→ Goal
Faithfully return all lines, omitting every embedded picture.

→ Data lines

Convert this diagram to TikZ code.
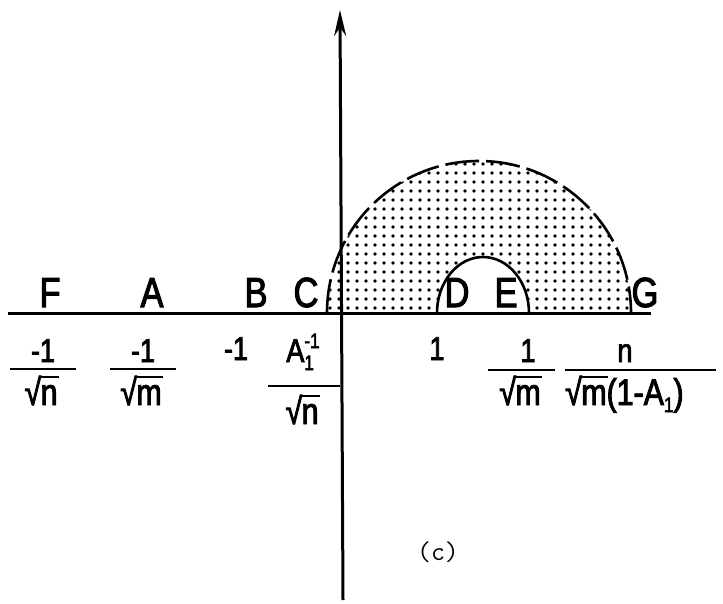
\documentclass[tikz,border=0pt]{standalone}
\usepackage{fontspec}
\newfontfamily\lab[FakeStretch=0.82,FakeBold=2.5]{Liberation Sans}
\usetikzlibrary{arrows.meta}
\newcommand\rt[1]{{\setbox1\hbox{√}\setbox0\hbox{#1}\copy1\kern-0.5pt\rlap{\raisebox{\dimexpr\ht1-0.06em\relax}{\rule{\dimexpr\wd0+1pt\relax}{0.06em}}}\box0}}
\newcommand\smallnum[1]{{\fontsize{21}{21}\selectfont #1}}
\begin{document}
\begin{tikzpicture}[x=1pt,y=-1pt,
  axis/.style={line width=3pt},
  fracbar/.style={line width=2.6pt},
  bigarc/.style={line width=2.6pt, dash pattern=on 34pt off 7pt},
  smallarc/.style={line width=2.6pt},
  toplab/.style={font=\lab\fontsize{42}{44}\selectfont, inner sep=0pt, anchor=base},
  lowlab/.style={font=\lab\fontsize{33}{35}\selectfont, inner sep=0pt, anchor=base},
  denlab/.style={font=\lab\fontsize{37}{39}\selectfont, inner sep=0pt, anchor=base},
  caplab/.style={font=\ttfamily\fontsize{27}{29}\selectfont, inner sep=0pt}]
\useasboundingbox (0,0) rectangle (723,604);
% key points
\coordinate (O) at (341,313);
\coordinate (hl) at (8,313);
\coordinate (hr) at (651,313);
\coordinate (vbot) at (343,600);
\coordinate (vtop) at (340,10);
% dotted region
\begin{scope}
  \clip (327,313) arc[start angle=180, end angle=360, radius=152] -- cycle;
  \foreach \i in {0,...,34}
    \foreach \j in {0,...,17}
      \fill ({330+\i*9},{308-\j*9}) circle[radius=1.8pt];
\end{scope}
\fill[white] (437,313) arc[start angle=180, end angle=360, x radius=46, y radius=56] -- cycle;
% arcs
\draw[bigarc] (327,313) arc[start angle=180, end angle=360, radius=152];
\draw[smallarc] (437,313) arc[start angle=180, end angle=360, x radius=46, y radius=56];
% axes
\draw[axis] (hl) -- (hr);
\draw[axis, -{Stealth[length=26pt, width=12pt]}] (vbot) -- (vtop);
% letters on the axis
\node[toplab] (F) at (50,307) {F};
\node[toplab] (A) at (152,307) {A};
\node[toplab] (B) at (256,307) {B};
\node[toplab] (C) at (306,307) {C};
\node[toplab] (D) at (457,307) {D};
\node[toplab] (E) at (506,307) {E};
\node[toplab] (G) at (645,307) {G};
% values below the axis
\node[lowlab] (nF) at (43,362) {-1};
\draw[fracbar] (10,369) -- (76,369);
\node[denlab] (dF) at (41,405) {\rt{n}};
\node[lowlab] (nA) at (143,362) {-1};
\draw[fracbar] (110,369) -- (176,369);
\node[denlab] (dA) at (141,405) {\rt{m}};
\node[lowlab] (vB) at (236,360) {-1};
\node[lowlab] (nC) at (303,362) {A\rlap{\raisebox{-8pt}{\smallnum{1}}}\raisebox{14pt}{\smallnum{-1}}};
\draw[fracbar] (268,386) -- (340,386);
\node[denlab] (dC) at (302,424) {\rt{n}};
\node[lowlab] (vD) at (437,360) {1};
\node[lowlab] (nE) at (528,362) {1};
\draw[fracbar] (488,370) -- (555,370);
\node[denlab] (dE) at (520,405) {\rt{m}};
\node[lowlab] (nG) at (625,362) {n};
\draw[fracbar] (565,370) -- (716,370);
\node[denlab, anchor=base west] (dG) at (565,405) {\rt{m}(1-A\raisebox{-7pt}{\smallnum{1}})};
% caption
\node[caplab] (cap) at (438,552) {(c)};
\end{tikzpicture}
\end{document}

→ Written response
Convert this diagram to TikZ code.
\documentclass[tikz,border=0pt]{standalone}
\usepackage{fontspec}
\newfontfamily\lab[FakeStretch=0.82,FakeBold=2.5]{Liberation Sans}
\usetikzlibrary{arrows.meta}
\newcommand\rt[1]{{\setbox1\hbox{√}\setbox0\hbox{#1}\copy1\kern-0.5pt\rlap{\raisebox{\dimexpr\ht1-0.06em\relax}{\rule{\dimexpr\wd0+1pt\relax}{0.06em}}}\box0}}
\newcommand\smallnum[1]{{\fontsize{21}{21}\selectfont #1}}
\begin{document}
\begin{tikzpicture}[x=1pt,y=-1pt,
  axis/.style={line width=3pt},
  fracbar/.style={line width=2.6pt},
  bigarc/.style={line width=2.6pt, dash pattern=on 34pt off 7pt},
  smallarc/.style={line width=2.6pt},
  toplab/.style={font=\lab\fontsize{42}{44}\selectfont, inner sep=0pt, anchor=base},
  lowlab/.style={font=\lab\fontsize{33}{35}\selectfont, inner sep=0pt, anchor=base},
  denlab/.style={font=\lab\fontsize{37}{39}\selectfont, inner sep=0pt, anchor=base},
  caplab/.style={font=\ttfamily\fontsize{27}{29}\selectfont, inner sep=0pt}]
\useasboundingbox (0,0) rectangle (723,604);
% key points
\coordinate (O) at (341,313);
\coordinate (hl) at (8,313);
\coordinate (hr) at (651,313);
\coordinate (vbot) at (343,600);
\coordinate (vtop) at (340,10);
% dotted region
\begin{scope}
  \clip (327,313) arc[start angle=180, end angle=360, radius=152] -- cycle;
  \foreach \i in {0,...,34}
    \foreach \j in {0,...,17}
      \fill ({330+\i*9},{308-\j*9}) circle[radius=1.8pt];
\end{scope}
\fill[white] (437,313) arc[start angle=180, end angle=360, x radius=46, y radius=56] -- cycle;
% arcs
\draw[bigarc] (327,313) arc[start angle=180, end angle=360, radius=152];
\draw[smallarc] (437,313) arc[start angle=180, end angle=360, x radius=46, y radius=56];
% axes
\draw[axis] (hl) -- (hr);
\draw[axis, -{Stealth[length=26pt, width=12pt]}] (vbot) -- (vtop);
% letters on the axis
\node[toplab] (F) at (50,307) {F};
\node[toplab] (A) at (152,307) {A};
\node[toplab] (B) at (256,307) {B};
\node[toplab] (C) at (306,307) {C};
\node[toplab] (D) at (457,307) {D};
\node[toplab] (E) at (506,307) {E};
\node[toplab] (G) at (645,307) {G};
% values below the axis
\node[lowlab] (nF) at (43,362) {-1};
\draw[fracbar] (10,369) -- (76,369);
\node[denlab] (dF) at (41,405) {\rt{n}};
\node[lowlab] (nA) at (143,362) {-1};
\draw[fracbar] (110,369) -- (176,369);
\node[denlab] (dA) at (141,405) {\rt{m}};
\node[lowlab] (vB) at (236,360) {-1};
\node[lowlab] (nC) at (303,362) {A\rlap{\raisebox{-8pt}{\smallnum{1}}}\raisebox{14pt}{\smallnum{-1}}};
\draw[fracbar] (268,386) -- (340,386);
\node[denlab] (dC) at (302,424) {\rt{n}};
\node[lowlab] (vD) at (437,360) {1};
\node[lowlab] (nE) at (528,362) {1};
\draw[fracbar] (488,370) -- (555,370);
\node[denlab] (dE) at (520,405) {\rt{m}};
\node[lowlab] (nG) at (625,362) {n};
\draw[fracbar] (565,370) -- (716,370);
\node[denlab, anchor=base west] (dG) at (565,405) {\rt{m}(1-A\raisebox{-7pt}{\smallnum{1}})};
% caption
\node[caplab] (cap) at (438,552) {(c)};
\end{tikzpicture}
\end{document}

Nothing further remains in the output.